Even in guaranteed service networks, bit errors happen. The streams are sent over many routers, and any one of them can delay the packets (causing jitter), reroute the packets (causing loss or reordering), or simply fail.
Monitoring for Real-time Errors
The simple truism is that errors will occur. What is the affect on the video quality?
This depends on the type of compression. In general for block based algorithms – MPEGx, H.26x, the frames are divided into 3 categories:
- Intra frames (I) – a fully specified picture
- Predicted frames (P) – holds the changes from the previous frame
- Bi Predictive frames (B) – holds the differences between the proceeding and following frames
Figure 2: Potential Error Locations in MPEG Frame Sequence
If an I-frame is lost or corrupted, then this affects the video quality until the entire picture is redrawn. If a P-frame is lost, then the affected area has reduced video quality until it is redrawn by a subsequent P-frame or I-Frame. If a B frame is lost, then the affect is minimal.
How do you know which type of frame was lost? I frames are the largest followed by P then B so some algorithm attempt to intelligently look at the size of the packets. Others do a deep packet analysis and read the stream syntax. Deep packet analysis, of course, takes the most time and broadcasters encrypt their services rendering deep packet analysis impossible.
Set-top boxes (STBs) are computerized devices, which receive compressed digital signals, decrypt/decode them, and convert them to either an analog or digital format to be shown on your TV. The STB can be either an external box, built into the TV, a PC, a gaming console, etc.
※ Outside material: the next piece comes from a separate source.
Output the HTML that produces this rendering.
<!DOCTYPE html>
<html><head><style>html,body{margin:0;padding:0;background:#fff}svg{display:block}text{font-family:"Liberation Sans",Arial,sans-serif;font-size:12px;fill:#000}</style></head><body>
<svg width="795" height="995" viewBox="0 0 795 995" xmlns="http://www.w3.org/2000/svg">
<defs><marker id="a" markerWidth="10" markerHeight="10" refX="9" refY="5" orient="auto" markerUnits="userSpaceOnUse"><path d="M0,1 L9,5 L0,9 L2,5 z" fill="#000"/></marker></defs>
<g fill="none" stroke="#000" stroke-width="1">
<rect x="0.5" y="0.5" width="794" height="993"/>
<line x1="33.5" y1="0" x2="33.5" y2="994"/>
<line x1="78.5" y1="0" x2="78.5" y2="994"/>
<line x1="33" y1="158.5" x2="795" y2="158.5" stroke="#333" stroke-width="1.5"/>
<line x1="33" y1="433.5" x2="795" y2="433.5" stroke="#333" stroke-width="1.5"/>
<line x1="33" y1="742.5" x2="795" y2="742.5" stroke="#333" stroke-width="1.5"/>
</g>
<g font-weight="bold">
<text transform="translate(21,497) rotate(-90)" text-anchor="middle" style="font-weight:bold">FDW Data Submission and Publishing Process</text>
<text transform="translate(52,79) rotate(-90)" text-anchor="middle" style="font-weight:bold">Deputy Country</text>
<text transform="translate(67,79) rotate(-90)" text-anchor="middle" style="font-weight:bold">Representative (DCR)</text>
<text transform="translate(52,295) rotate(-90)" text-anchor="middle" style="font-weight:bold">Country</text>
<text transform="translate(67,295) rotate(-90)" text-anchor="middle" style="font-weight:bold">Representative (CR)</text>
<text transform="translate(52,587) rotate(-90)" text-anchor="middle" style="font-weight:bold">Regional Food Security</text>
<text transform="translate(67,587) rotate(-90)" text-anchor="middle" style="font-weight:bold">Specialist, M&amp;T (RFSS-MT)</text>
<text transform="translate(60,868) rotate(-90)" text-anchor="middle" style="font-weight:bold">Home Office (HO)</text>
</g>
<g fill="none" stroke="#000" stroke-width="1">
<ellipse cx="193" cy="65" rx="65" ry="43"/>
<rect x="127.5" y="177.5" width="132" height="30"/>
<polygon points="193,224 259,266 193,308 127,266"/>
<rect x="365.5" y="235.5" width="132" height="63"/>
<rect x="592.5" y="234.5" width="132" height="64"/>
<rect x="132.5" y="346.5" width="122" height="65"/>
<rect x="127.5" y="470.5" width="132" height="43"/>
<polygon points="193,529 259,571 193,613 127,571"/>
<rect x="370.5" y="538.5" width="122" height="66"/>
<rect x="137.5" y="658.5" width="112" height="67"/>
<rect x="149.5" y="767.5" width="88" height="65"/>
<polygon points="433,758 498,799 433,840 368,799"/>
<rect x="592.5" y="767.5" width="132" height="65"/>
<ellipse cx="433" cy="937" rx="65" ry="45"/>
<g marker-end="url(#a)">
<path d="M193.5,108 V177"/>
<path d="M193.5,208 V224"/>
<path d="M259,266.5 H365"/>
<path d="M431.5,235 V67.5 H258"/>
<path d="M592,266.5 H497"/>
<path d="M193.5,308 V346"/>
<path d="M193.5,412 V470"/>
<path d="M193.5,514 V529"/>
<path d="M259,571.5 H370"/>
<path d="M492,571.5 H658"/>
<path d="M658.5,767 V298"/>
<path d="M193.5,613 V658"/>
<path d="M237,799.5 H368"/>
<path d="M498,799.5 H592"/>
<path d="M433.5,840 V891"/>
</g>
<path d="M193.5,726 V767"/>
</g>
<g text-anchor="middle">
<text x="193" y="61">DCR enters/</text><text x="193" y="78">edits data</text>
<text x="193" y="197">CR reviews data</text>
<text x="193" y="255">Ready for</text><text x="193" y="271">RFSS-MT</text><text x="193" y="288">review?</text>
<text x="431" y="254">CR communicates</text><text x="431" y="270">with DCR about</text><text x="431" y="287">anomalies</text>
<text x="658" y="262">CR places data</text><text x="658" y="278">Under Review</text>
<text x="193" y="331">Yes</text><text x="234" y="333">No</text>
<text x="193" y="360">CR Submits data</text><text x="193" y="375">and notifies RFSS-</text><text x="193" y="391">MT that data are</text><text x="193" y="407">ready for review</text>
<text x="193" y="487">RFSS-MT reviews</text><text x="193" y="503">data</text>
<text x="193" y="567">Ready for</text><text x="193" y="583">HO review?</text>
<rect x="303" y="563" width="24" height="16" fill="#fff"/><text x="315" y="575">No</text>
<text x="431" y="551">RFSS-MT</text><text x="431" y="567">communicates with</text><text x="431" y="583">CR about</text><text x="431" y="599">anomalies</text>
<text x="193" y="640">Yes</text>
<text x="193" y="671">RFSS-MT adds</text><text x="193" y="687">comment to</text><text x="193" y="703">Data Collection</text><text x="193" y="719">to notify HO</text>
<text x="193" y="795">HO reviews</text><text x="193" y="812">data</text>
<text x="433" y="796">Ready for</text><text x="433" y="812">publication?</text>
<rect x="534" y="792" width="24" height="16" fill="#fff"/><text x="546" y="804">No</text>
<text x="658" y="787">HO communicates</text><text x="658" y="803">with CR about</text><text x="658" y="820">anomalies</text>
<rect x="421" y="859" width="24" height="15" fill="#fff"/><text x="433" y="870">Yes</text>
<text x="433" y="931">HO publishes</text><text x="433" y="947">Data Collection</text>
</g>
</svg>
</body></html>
Regardless, it makes it possible to receive and display TV signals, connect to networks, play games, and surf the Internet. One of its primary functions is to detect errors, and fix or conceal them. It does this by:
- Holding previous frame/partial picture
- Asking for a retransmission
Some STBs do an exceptional job of hiding errors. This is why the monitoring must be done after the STB.
The answer is simple – competition. A poor-quality service will affect sales to future customers and reduce satisfaction for existing customers. Monitoring video quality can identify issues before they affect the bottom line. Furthermore, testing new equipment during provisioning can save data rates for newly added programming. Applying new encoder technologies can further increase channel count and enable higher-quality and higher-resolution formats, such as 4K with high dynamic range (HDR) and new color spaces.
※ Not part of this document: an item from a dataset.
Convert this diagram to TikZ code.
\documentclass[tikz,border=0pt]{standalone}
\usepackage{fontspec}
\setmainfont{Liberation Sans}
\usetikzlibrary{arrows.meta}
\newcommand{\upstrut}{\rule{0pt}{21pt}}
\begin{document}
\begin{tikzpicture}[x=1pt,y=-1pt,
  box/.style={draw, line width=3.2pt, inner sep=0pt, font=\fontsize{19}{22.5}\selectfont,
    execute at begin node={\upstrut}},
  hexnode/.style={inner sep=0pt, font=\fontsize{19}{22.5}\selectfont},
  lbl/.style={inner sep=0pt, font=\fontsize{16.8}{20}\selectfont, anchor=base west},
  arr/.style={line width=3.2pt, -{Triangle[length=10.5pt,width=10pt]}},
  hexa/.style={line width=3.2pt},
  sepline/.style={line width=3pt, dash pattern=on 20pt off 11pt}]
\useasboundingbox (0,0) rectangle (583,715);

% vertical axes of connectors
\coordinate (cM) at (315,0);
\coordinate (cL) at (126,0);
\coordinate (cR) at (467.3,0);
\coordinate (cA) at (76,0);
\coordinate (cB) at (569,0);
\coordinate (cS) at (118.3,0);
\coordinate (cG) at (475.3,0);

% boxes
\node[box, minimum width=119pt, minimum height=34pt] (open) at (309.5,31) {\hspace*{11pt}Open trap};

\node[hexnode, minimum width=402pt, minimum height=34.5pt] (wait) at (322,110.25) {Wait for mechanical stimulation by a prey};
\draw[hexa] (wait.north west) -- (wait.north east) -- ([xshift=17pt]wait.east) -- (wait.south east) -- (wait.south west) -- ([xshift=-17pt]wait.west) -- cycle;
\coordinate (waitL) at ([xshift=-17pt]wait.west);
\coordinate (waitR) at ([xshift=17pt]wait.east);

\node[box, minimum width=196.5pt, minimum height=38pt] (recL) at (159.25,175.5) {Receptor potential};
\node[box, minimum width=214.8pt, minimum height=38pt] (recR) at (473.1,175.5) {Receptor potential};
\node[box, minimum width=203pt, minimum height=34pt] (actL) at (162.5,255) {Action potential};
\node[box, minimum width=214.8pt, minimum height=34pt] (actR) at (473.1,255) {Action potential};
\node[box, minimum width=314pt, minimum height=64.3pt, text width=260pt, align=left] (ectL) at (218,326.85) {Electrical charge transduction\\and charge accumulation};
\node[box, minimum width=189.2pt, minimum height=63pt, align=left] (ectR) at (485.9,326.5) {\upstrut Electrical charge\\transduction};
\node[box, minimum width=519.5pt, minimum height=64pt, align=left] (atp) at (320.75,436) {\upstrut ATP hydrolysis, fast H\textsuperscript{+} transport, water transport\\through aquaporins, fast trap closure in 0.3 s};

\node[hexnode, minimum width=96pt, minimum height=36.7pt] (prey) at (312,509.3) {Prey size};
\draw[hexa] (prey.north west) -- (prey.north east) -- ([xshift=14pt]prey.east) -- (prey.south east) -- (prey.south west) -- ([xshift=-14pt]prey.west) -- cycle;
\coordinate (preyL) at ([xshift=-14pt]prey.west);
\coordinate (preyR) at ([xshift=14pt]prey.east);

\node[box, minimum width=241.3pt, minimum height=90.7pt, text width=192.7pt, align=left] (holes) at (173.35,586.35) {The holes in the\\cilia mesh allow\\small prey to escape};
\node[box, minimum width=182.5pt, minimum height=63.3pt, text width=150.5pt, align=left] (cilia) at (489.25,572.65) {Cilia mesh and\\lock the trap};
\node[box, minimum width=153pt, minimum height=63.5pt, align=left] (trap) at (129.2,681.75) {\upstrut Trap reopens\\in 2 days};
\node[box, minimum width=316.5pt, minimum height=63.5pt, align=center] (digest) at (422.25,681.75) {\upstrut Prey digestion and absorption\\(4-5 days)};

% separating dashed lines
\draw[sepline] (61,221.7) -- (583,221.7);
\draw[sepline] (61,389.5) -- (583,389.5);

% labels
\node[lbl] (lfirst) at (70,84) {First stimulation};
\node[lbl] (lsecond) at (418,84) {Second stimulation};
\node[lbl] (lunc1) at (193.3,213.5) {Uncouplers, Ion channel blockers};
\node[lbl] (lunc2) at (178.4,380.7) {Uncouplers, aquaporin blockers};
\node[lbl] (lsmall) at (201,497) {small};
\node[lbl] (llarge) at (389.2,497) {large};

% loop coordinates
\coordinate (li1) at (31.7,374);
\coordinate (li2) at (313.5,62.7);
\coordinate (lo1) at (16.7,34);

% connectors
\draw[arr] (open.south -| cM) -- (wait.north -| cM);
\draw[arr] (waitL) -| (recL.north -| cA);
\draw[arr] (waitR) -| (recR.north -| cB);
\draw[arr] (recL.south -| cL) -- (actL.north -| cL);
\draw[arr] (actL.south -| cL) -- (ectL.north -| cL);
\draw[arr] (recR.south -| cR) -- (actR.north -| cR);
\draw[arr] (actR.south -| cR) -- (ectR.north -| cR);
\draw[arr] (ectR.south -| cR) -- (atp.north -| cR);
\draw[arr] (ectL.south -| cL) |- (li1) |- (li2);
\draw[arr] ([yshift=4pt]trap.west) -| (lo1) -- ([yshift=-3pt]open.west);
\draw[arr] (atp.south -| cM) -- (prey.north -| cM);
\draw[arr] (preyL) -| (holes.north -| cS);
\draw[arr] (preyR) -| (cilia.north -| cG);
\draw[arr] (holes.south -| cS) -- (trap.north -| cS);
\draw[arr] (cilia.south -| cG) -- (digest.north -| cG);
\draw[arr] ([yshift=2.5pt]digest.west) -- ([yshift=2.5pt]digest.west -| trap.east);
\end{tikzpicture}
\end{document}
Monitoring should return three basic data points:
– Knowledge that an error has occurred
– The effect on the end customers’ perception
– Placement of the error – which points caused the error
– Important measurement statistics for perceptual video quality, audio quality, lip sync, and loudness.
Armed with this knowledge the service provider can fix the current error and prevent future errors. For these reasons, the best place to monitor is everywhere. But since monitoring everywhere is impractical, the monitor should be placed after the:
– Ad insertion (master control)
– Real-time encoder
– Statistical multiplexer
Monitoring in the early phase can give a deeper understanding of the effect of errors. If the monitoring device saves the error states, then deeper analysis can occur to solve the error. In the end, a well-devised monitoring system will cut costs, reduce customer churn, and help define a better-performing video-delivery solution.
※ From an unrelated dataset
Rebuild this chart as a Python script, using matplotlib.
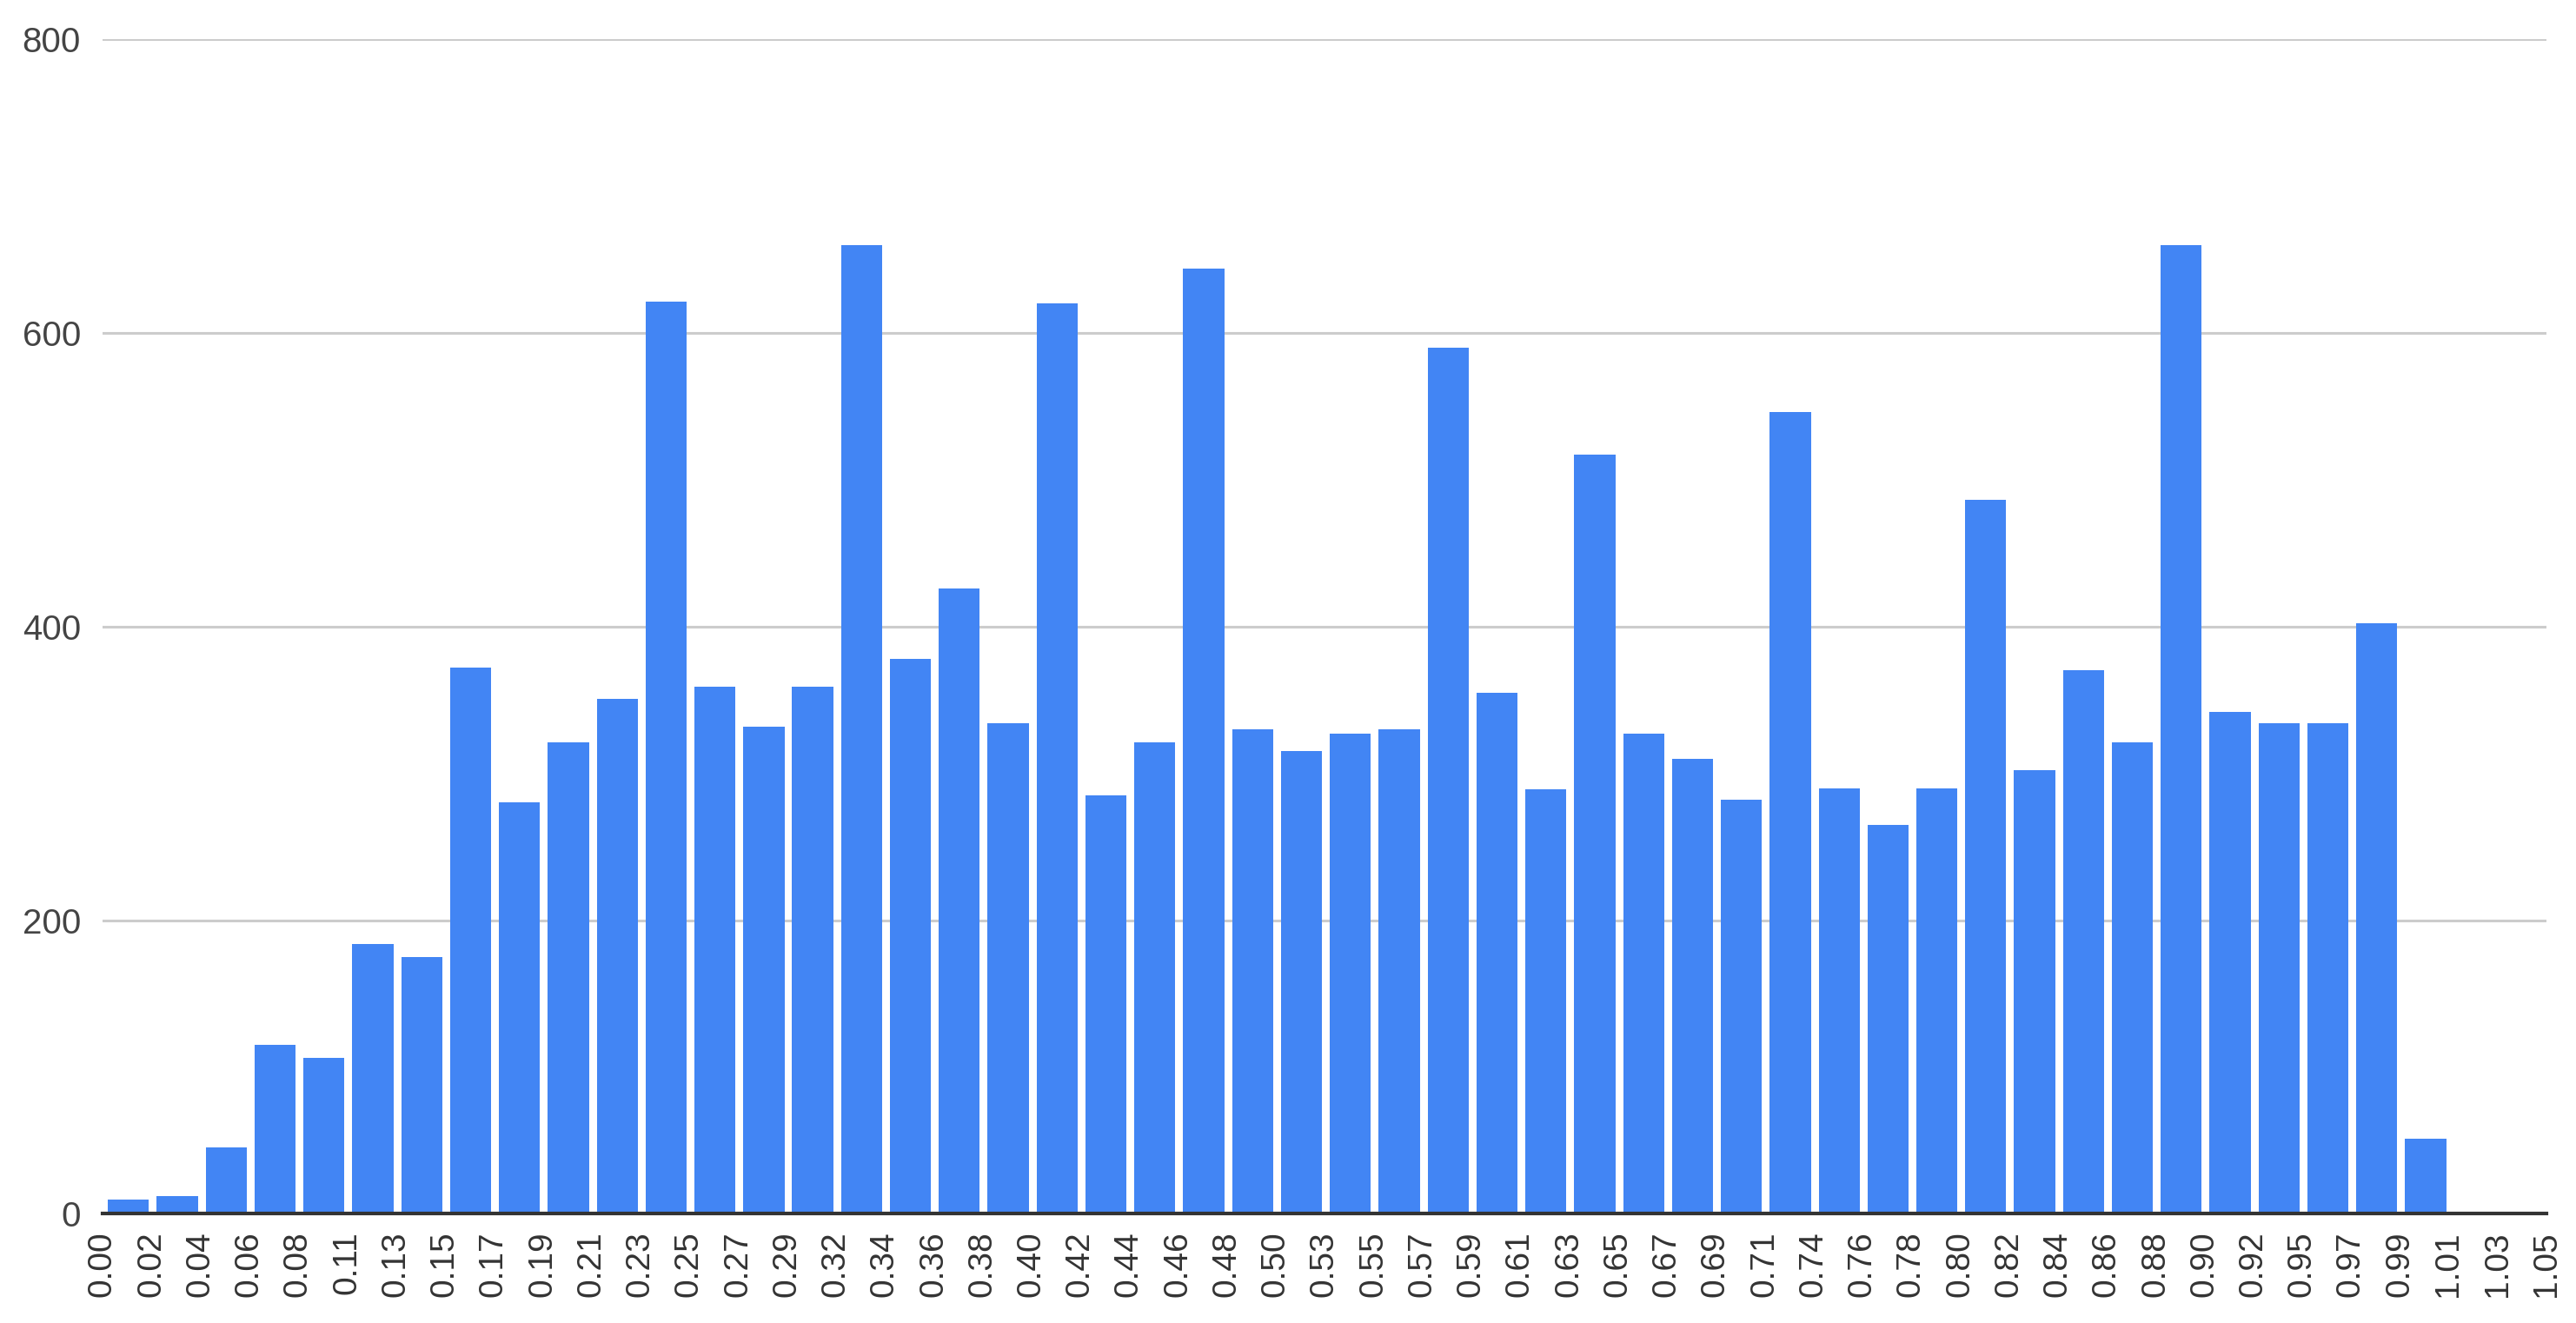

Figure 3: Content Transmission Network Simplified Flow Diagram
Video Clarity RTM Solution
RTM compares any source to any point in the delivery chain fed back to the transmission center, alerts when errors cause visual, audio, and ancillary data glitches, reports audio-video offset (Lip-sync), and saves the error segments. RTM also saves performance trend data for immediate analysis.
To summarize RTM
Figure 4: A Source Point is Compared to a Downstream Feed in Real-Time
To summarize RTM
- Measures source versus live video/audio feeds or files
- Continuously monitors and logs the audio and video quality
- Monitors the full program loudness and VANC data
- Calculates and logs A/V sync (lip sync)
- Saves uncompressed video and audio of the errors, and log data for offline analysis
Appendix: Terms Defined
Full-reference testing — Comparing the original video to the processed video when evaluating video quality. This method measures the quality difference as opposed to guessing at what the quality should be.
Headroom — Encoders are allowed to allocate more bits than the average data rate if the scene is difficult to compress. Headroom refers to pre-allocated extra space just in case this happens.
Lossless — A compression algorithm that faithfully restores the original audio and video.
Lossy — A compression algorithm that does not attempt to faithfully restore the original audio and video
MPEG – Moving Pictures Experts Group — The informal name of ISO/IEC JTC1/SC29 WG11, responsible for standardizing MPEG-x.
MPTS — Multiprogram Transport Stream — Multiple programs (streams) that are combined so that they can be sent as a combined single stream when a certain data rate has been pre-allocated.
Video quality — This term refers to both the image (picture) and the audio (speech).